-- begin --

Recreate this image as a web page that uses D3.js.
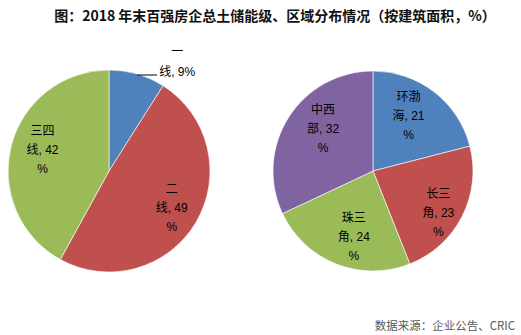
<!DOCTYPE html>
<html><head><meta charset="utf-8">
<script src="https://cdn.jsdelivr.net/npm/d3@7"></script>
<style>
html,body{margin:0;padding:0;background:#fff;}
svg{display:block;font-family:"Liberation Sans","Noto Sans CJK SC",sans-serif;}
</style></head>
<body>
<script>
const title = "图：2018 年末百强房企总土储能级、区域分布情况（按建筑面积，%）";
const source = "数据来源：企业公告、CRIC";

const levelNames = ["一线", "二线", "三四线"];
const levelValues = [9, 49, 42];
const levelLabelLines = [["一", "线, 9%"], ["二", "线, 49", "%"], ["三四", "线, 42", "%"]];

const regionNames = ["环渤海", "长三角", "珠三角", "中西部"];
const regionValues = [21, 23, 24, 32];
const regionLabelLines = [["环渤", "海, 21", "%"], ["长三", "角, 23", "%"], ["珠三", "角, 24", "%"], ["中西", "部, 32", "%"]];

const colors = ["#4F81BD", "#C0504D", "#9BBB59", "#8064A2"];

// small label nudges (layout only), in px from the slice label point
const levelNudge = [[0, 0], [1, 0], [3, -3]];
const regionNudge = [[-8, 1], [2, 10], [7, 0], [10, -4]];

const W = 521, H = 335;
const svg = d3.select("body").append("svg").attr("width", W).attr("height", H);

svg.append("text").attr("x", 275).attr("y", 15)
  .attr("text-anchor", "middle").attr("dominant-baseline", "central")
  .attr("font-size", 14).attr("font-weight", "bold").attr("fill", "#111")
  .attr("font-family", "'Noto Sans CJK SC','Liberation Sans',sans-serif")
  .text(title);

svg.append("text").attr("x", 515).attr("y", 325)
  .attr("text-anchor", "end").attr("dominant-baseline", "central")
  .attr("font-size", 11.5).attr("fill", "#595959")
  .attr("font-family", "'Noto Sans CJK SC','Liberation Sans',sans-serif")
  .text(source);

function drawPie(cx, cy, r, values, labels, nudges, outsideIdx) {
  const g = svg.append("g").attr("transform", `translate(${cx},${cy})`);
  const pie = d3.pie().sort(null).value(d => d);
  const arcs = pie(values);
  const arc = d3.arc().innerRadius(0).outerRadius(r);
  g.selectAll("path").data(arcs).enter().append("path")
    .attr("d", arc).attr("fill", (d, i) => colors[i])
    .attr("stroke", "#fff").attr("stroke-width", 0.6);
  const lh = 19;
  const labelArc = d3.arc().innerRadius(r * 1.42).outerRadius(0);
  arcs.forEach((a, i) => {
    const lines = labels[i];
    const mid = (a.startAngle + a.endAngle) / 2;
    if (i === outsideIdx) {
      const px = Math.sin(mid) * r, py = -Math.cos(mid) * r;
      g.append("line").attr("x1", px).attr("y1", py + 1).attr("x2", px + 20).attr("y2", py + 1)
        .attr("stroke", "#000").attr("stroke-width", 1);
      const bx = px + 40;
      lines.forEach((t, k) => {
        g.append("text").attr("x", bx).attr("y", py - 22 + k * 20)
          .attr("text-anchor", "middle").attr("dominant-baseline", "central")
          .attr("font-size", 12).attr("fill", "#000")
          .text(t);
      });
    } else {
      const c = labelArc.centroid(a);
      const nx = c[0] + nudges[i][0], ny = c[1] + nudges[i][1];
      const n = lines.length;
      lines.forEach((t, k) => {
        g.append("text").attr("x", nx).attr("y", ny + (k - (n - 1) / 2) * lh)
          .attr("text-anchor", "middle").attr("dominant-baseline", "central")
          .attr("font-size", 12).attr("fill", "#000")
          .text(t);
      });
    }
  });
}

drawPie(109, 171, 101, levelValues, levelLabelLines, levelNudge, 0);
drawPie(373, 171, 100, regionValues, regionLabelLines, regionNudge, -1);
</script>
</body></html>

-- end --

### Task description:
Except for the pictures, reproduce every line exactly.

### Full output:
Recreate this image as a web page that uses D3.js.
<!DOCTYPE html>
<html><head><meta charset="utf-8">
<script src="https://cdn.jsdelivr.net/npm/d3@7"></script>
<style>
html,body{margin:0;padding:0;background:#fff;}
svg{display:block;font-family:"Liberation Sans","Noto Sans CJK SC",sans-serif;}
</style></head>
<body>
<script>
const title = "图：2018 年末百强房企总土储能级、区域分布情况（按建筑面积，%）";
const source = "数据来源：企业公告、CRIC";

const levelNames = ["一线", "二线", "三四线"];
const levelValues = [9, 49, 42];
const levelLabelLines = [["一", "线, 9%"], ["二", "线, 49", "%"], ["三四", "线, 42", "%"]];

const regionNames = ["环渤海", "长三角", "珠三角", "中西部"];
const regionValues = [21, 23, 24, 32];
const regionLabelLines = [["环渤", "海, 21", "%"], ["长三", "角, 23", "%"], ["珠三", "角, 24", "%"], ["中西", "部, 32", "%"]];

const colors = ["#4F81BD", "#C0504D", "#9BBB59", "#8064A2"];

// small label nudges (layout only), in px from the slice label point
const levelNudge = [[0, 0], [1, 0], [3, -3]];
const regionNudge = [[-8, 1], [2, 10], [7, 0], [10, -4]];

const W = 521, H = 335;
const svg = d3.select("body").append("svg").attr("width", W).attr("height", H);

svg.append("text").attr("x", 275).attr("y", 15)
  .attr("text-anchor", "middle").attr("dominant-baseline", "central")
  .attr("font-size", 14).attr("font-weight", "bold").attr("fill", "#111")
  .attr("font-family", "'Noto Sans CJK SC','Liberation Sans',sans-serif")
  .text(title);

svg.append("text").attr("x", 515).attr("y", 325)
  .attr("text-anchor", "end").attr("dominant-baseline", "central")
  .attr("font-size", 11.5).attr("fill", "#595959")
  .attr("font-family", "'Noto Sans CJK SC','Liberation Sans',sans-serif")
  .text(source);

function drawPie(cx, cy, r, values, labels, nudges, outsideIdx) {
  const g = svg.append("g").attr("transform", `translate(${cx},${cy})`);
  const pie = d3.pie().sort(null).value(d => d);
  const arcs = pie(values);
  const arc = d3.arc().innerRadius(0).outerRadius(r);
  g.selectAll("path").data(arcs).enter().append("path")
    .attr("d", arc).attr("fill", (d, i) => colors[i])
    .attr("stroke", "#fff").attr("stroke-width", 0.6);
  const lh = 19;
  const labelArc = d3.arc().innerRadius(r * 1.42).outerRadius(0);
  arcs.forEach((a, i) => {
    const lines = labels[i];
    const mid = (a.startAngle + a.endAngle) / 2;
    if (i === outsideIdx) {
      const px = Math.sin(mid) * r, py = -Math.cos(mid) * r;
      g.append("line").attr("x1", px).attr("y1", py + 1).attr("x2", px + 20).attr("y2", py + 1)
        .attr("stroke", "#000").attr("stroke-width", 1);
      const bx = px + 40;
      lines.forEach((t, k) => {
        g.append("text").attr("x", bx).attr("y", py - 22 + k * 20)
          .attr("text-anchor", "middle").attr("dominant-baseline", "central")
          .attr("font-size", 12).attr("fill", "#000")
          .text(t);
      });
    } else {
      const c = labelArc.centroid(a);
      const nx = c[0] + nudges[i][0], ny = c[1] + nudges[i][1];
      const n = lines.length;
      lines.forEach((t, k) => {
        g.append("text").attr("x", nx).attr("y", ny + (k - (n - 1) / 2) * lh)
          .attr("text-anchor", "middle").attr("dominant-baseline", "central")
          .attr("font-size", 12).attr("fill", "#000")
          .text(t);
      });
    }
  });
}

drawPie(109, 171, 101, levelValues, levelLabelLines, levelNudge, 0);
drawPie(373, 171, 100, regionValues, regionLabelLines, regionNudge, -1);
</script>
</body></html>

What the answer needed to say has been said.